Thursday, August 28, 2014

Does Every Book Needs a Little Mystery?

My guest blogger Carolyn Niethammer poses an interesting question. What do you think?


Every novel, and even some nonfiction books, are better for having some mysteries involved. This is the way that the writer keeps the reader turning the pages – even if the mystery is simply whether the girl will finally get wise and end up with the right guy.
            
 In true mysteries, like those my host here writes, the focus is on solving something unexplained: a murder, a disappearance, a theft. The mysteries that we love the best and want to follow as series also include enough about the main character to make them real and memorable for us. Once they have solved the problem of the day, we wonder what else might lie ahead for them and look for the next book.
            
 Frequently, mystery novels involve solving a murder, but not always. Janet Greger’s Ignore the Pain involved cocaine smuggling and the sabotage of an expensive research experiment. Another example is Alexander McCall Smith’s popular series set in Edinburg, Scotland, featuring  Isabel Dalhousie who edits a philosophy journal and lives a pretty quiet life. But somehow important works of art seem to disappear regularly and she manages to get involved and to sort it all out between putting out issues of her journal. 

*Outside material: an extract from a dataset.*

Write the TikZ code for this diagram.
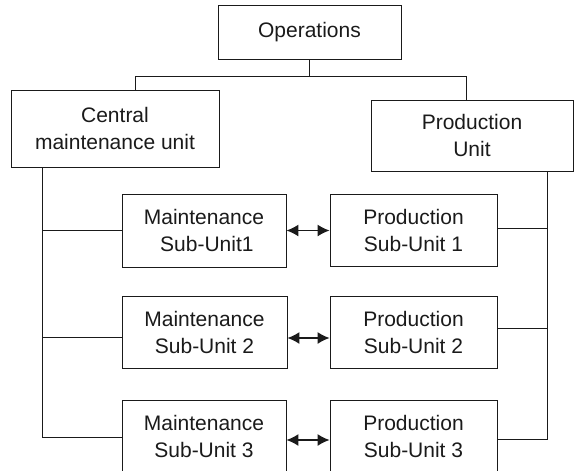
\documentclass[tikz,border=0pt]{standalone}
\usepackage{fontspec}
\setmainfont{Liberation Sans}
\usetikzlibrary{arrows.meta}
\definecolor{ink}{HTML}{1A1A1A}
\tikzset{
  box/.style={draw=ink, line width=0.9pt, inner sep=0pt, align=center, text=ink,
    font=\fontsize{21}{27}\selectfont},
  conn/.style={draw=ink, line width=0.9pt},
  twoway/.style={draw=ink, line width=1.3pt, {Latex[length=12pt,width=12pt]}-{Latex[length=12pt,width=12pt]}}
}
\begin{document}
\begin{tikzpicture}[x=1pt,y=-1pt]
\useasboundingbox (0,0) rectangle (574,471);
% boxes
\node[box, minimum width=183pt, minimum height=54pt] (ops) at (309.5,32) {\raisebox{3pt}{Operations}};
\node[box, minimum width=208pt, minimum height=77pt] (cmu) at (115,128.5) {Central\\maintenance unit};
\node[box, minimum width=202pt, minimum height=71pt] (pu) at (472,135.5) {Production\\Unit};
\node[box, minimum width=164pt, minimum height=73pt] (m1) at (204,230.5) {Maintenance\\\ Sub-Unit1};
\node[box, minimum width=167pt, minimum height=72pt] (p1) at (413.5,230) {Production\\Sub-Unit 1};
\node[box, minimum width=165pt, minimum height=72pt] (m2) at (204.5,332) {Maintenance\\Sub-Unit 2};
\node[box, minimum width=167pt, minimum height=72pt] (p2) at (413.5,332) {Production\\Sub-Unit 2};
\node[box, minimum width=164pt, minimum height=73pt] (m3) at (204,436.5) {Maintenance\\Sub-Unit 3};
\node[box, minimum width=167pt, minimum height=73pt] (p3) at (413.5,436.5) {Production\\Sub-Unit 3};
% junction coordinates
\coordinate (jl) at (135,76);
\coordinate (jr) at (466,76);
\coordinate (L) at (42,0);
\coordinate (R) at (547,0);
% top tree
\draw[conn] (ops.south) -- (ops.south |- jl);
\draw[conn] (cmu.north -| jl) -- (jl) -- (jr) -- (pu.north -| jr);
% left bus
\draw[conn] (cmu.south -| L) -- ([yshift=-0.5pt]m3.west -| L) -- ([yshift=-0.5pt]m3.west);
\draw[conn] (m1.west -| L) -- (m1.west);
\draw[conn] ([yshift=-5pt]m2.west -| L) -- ([yshift=-5pt]m2.west);
% right bus
\draw[conn] (pu.south -| R) -- ([yshift=-2.5pt]p3.east -| R) -- ([yshift=-2.5pt]p3.east);
\draw[conn] ([yshift=2pt]p1.east) -- ([yshift=2pt]p1.east -| R);
\draw[conn] ([yshift=4pt]p2.east) -- ([yshift=4pt]p2.east -| R);
% two-way arrows
\draw[twoway] (m1.east) -- (p1.west |- m1.east);
\draw[twoway] ([yshift=-6pt]m2.east) -- ([yshift=-6pt]p2.west);
\draw[twoway] ([yshift=-3.5pt]m3.east) -- ([yshift=-3.5pt]p3.west);
\end{tikzpicture}
\end{document}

In a biography I wrote about Navajo politician and activist Annie Dodge Wauneka called I’ll Go and Do More, I had to stick to the truth of her life. But I tried to end each chapter at a point where she had to make a difficult choice or something important either would or would not happen to affect her goals. Little mysteries.
            
My new novel, The Piano Player, is my tenth book but my first go at fiction. It was great fun making life difficult for my chararacters.
The Piano Player is set in the Old West just before and after the turn of the last century. It isn’t a mystery but there are plenty of questions to keep the reader wondering. Mary Rose, a well-brought up young woman, leaves her plush San Francisco home to seek her fortune in booming Tombstone, Arizona, after her father is murdered on the front porch.                                                                                                                                               
While the main question is whether Mary Rose can successfully transition to Frisco Rosie and make it as a saloon piano player, we also follow her quest to find out who killed her father and why. And also why her fiancé Bradley was seen running from the murder scene and never joined her in Tombstone. It takes Rosie seventeen years and a risky trip down the frozen Yukon River during the 1898 gold rush to find all the answers. In the intervening years she takes a lover who turns out to be an outlaw, plans a risky rescue trip for a friend jailed in Guaymas, Mexico, and beats a notorious gambler at his own card game. 

I agree with Carolyn all books need a little mystery.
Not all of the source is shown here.